Most popular games, as competition, are adversarial — there is the player and the opponent — how does your work interact with that assumption? What is the place for competition in narrative games?
Living in an imperialist and capitalist society, I think we've inherited a really limited set of assumptions about what stories are. We believe that they must include protagonists who vanquish antagonists, that there must be an individualistic journey of empowerment that culminates in a climactic showdown between ideologically-opposed forces, and that competition and struggle are the root of growth.
While compelling stories can emerge from those assumptions, I think it's absurd to believe that they can only emerge from them. I often approach game design with an intention to create space for stories to be told which abandon the strict dichotomy of cooperation or competition. I want there to be more stories about being in community with people, with all of the confusion and complexity that results. In real life, we squabble and sort it out, we are at each other's throats one minute and then working alongside one another the next. Those stories are worth telling.
Why are stories in games important to you?
I think that the stories we tell shape how we understand the world. The stories in roleplaying games are special because they're ones that we figure out our own paths through. We make hard choices, engineer unique solutions, and explore the consequences.
“Game Rules” are important for actual play. “Player Agency” is important for storytelling. How do you approach both?
There was once a common sense notion that rules in roleplaying games should try to stay out of the way — that a roleplaying game was most exciting if it let the player do anything they could imagine. Over time, design wisdom has shifted, as we have come to understand that constraints breed creativity. When a game is laser-focused on telling a particular type of story, players respond to that scaffolding with ingenuity.

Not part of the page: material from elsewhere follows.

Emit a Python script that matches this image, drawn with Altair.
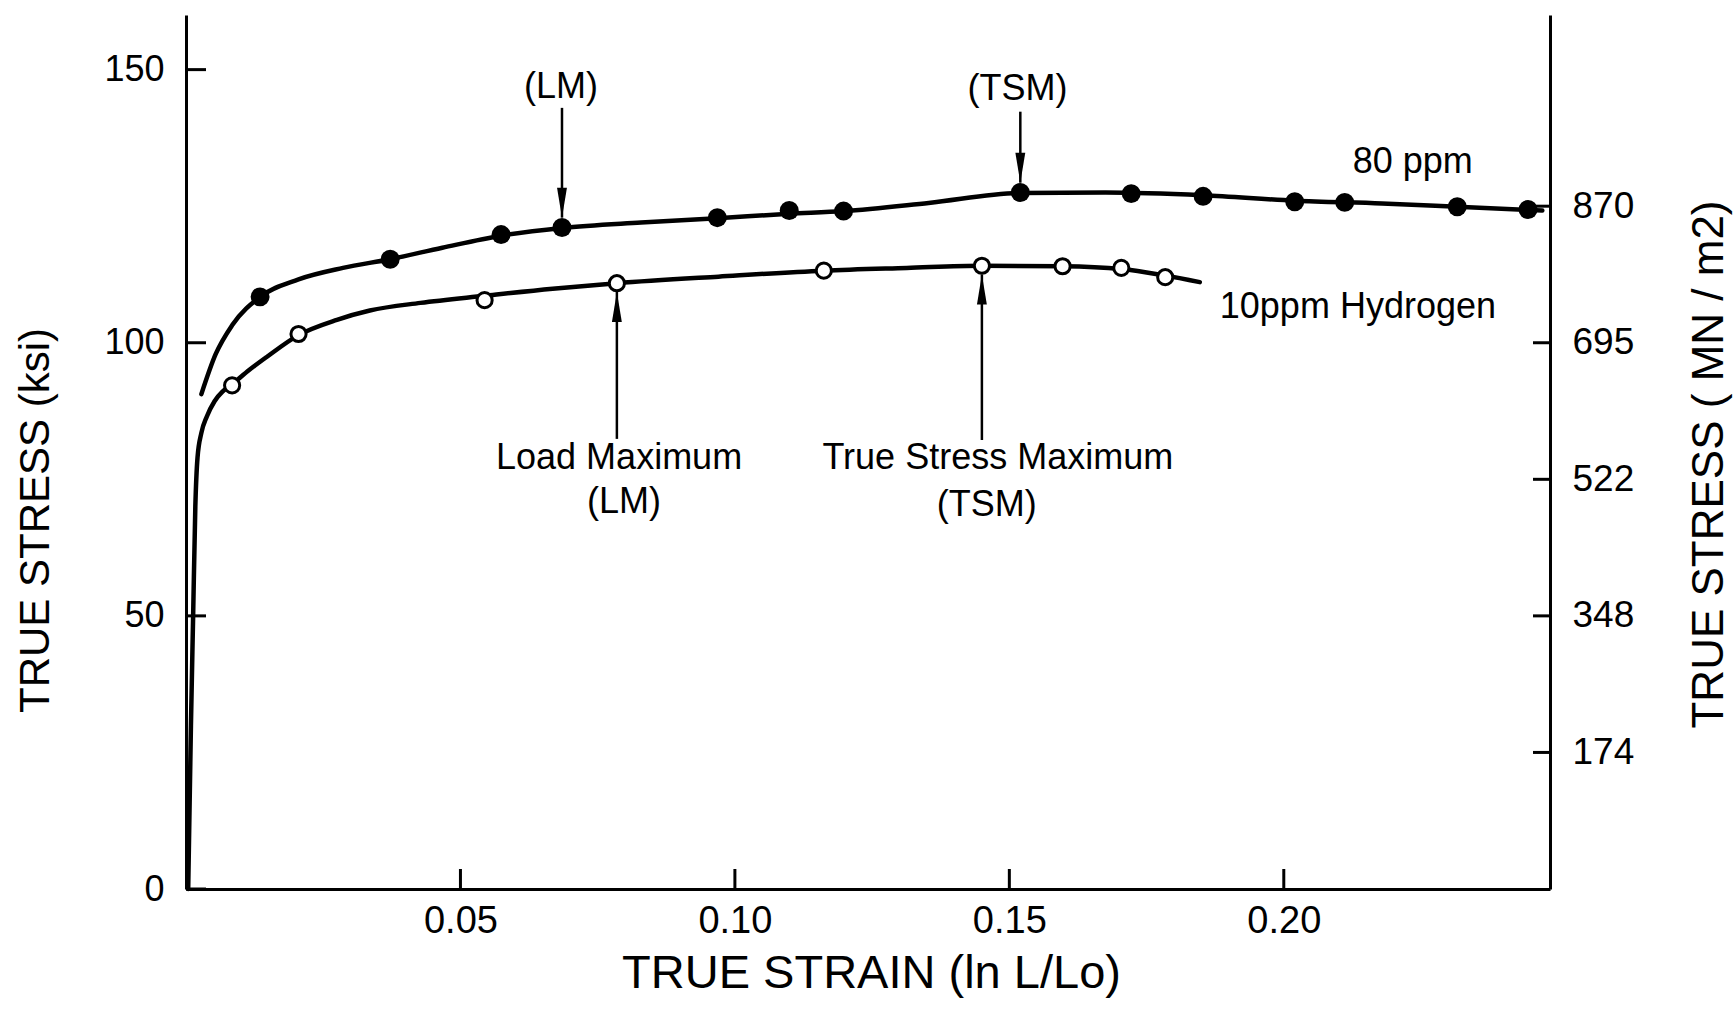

In an interview with Mask, you said “instead of fixating on ways that existing communities don’t make space for my needs and ideals, I started imagining what communities don’t exist yet that would serve them perfectly.” How does this sentiment manifest in the games you create?
I am invested in games that allow us to explore how we relate to one another and community in this world, and also how we might relate to one another differently in worlds yet to come. Several of my games take place as civilization is collapsing, because I think it's important to imagine new possibilities emerge in the transitions between critical infrastructures and systems of power. The Quiet Year does this through map-drawing, civic planning, and a broad look at how a community defines itself across a year of storytelling. Dream Askew does this in a more personal, messy way, by exploring how people navigate asymmetrical power within relationships. Both games get at the same idea, in the end: we must imagine what is possible to build out of the rubble.
Your games A Place to Fuck Each Other and The Quiet Year both deal with Spaces, but with very different approaches to player control over those Spaces (the difference between looking for a space and building a space). Why are Spaces significant in your work?
I mentioned earlier that capitalism and imperialism shape our collective understanding of how stories work. I think one of the ways that they do this is by centering the autonomous individual whose concrete actions save the day. I want more stories about how networks of solidarity change the day. About how small, everyday, cumulative actions save the day. I want ecological narratives. The games I've written about Place are my attempts to tell that sort of story. We all know what a story about a heroic individual looks like. What about a story without any?
Your games often take place in post-apocalyptic worlds. What is attractive about that setting? Why is the proverbial "end" a place of beginning?
I've shifted away from the language of "post-apocalypse," because so many people imagine it as the end of history, kindness, and possibility. I've started saying "post-collapse" or "the collapse of civilization." As an anarchist, I think it's important to imagine worlds where systems of oppression are collapsing, and to ask what needs to happen to have the outcome of that process be liberatory rather than horrific. The Quiet Year and Dream Askew both challenge people to imagine what their role will be, in a future where we only have one another. That world is full of scarcity and uncertainty, but it is also full of freedom and possibility.
The physical pieces of your games are minimalist, often requiring only dice and the rules. What informs this design choice?
Tabletop roleplaying games can often be an insular hobby. Complex, arcane rules and peculiar material components increase the barrier for entry. I want storytelling to be something that everyone feels invited to engage in, because I think that storytelling is a life-affirming act. I try to put that into action by designing games that are more accessible. I want people to be able to play my games with things they already have on hand, as often as possible. I often play roleplaying games with first-time players, and I want them to feel as welcome at the table as anybody else.
There has always been a conversation of art as a vehicle for social change. How do the works of Buried Without Ceremony respond to that idea?
I think that one of the most important invitations of art and storytelling is the invitation to understand the world differently, in ways that can transform our identities and even propel us into action. I don't want to design things that are pedantic, moralistic, or dogmatic. I don't set out to teach people a lesson about the world. But I do want to create games that challenge people to think in novel ways, and to discover new emotional reactions within themselves.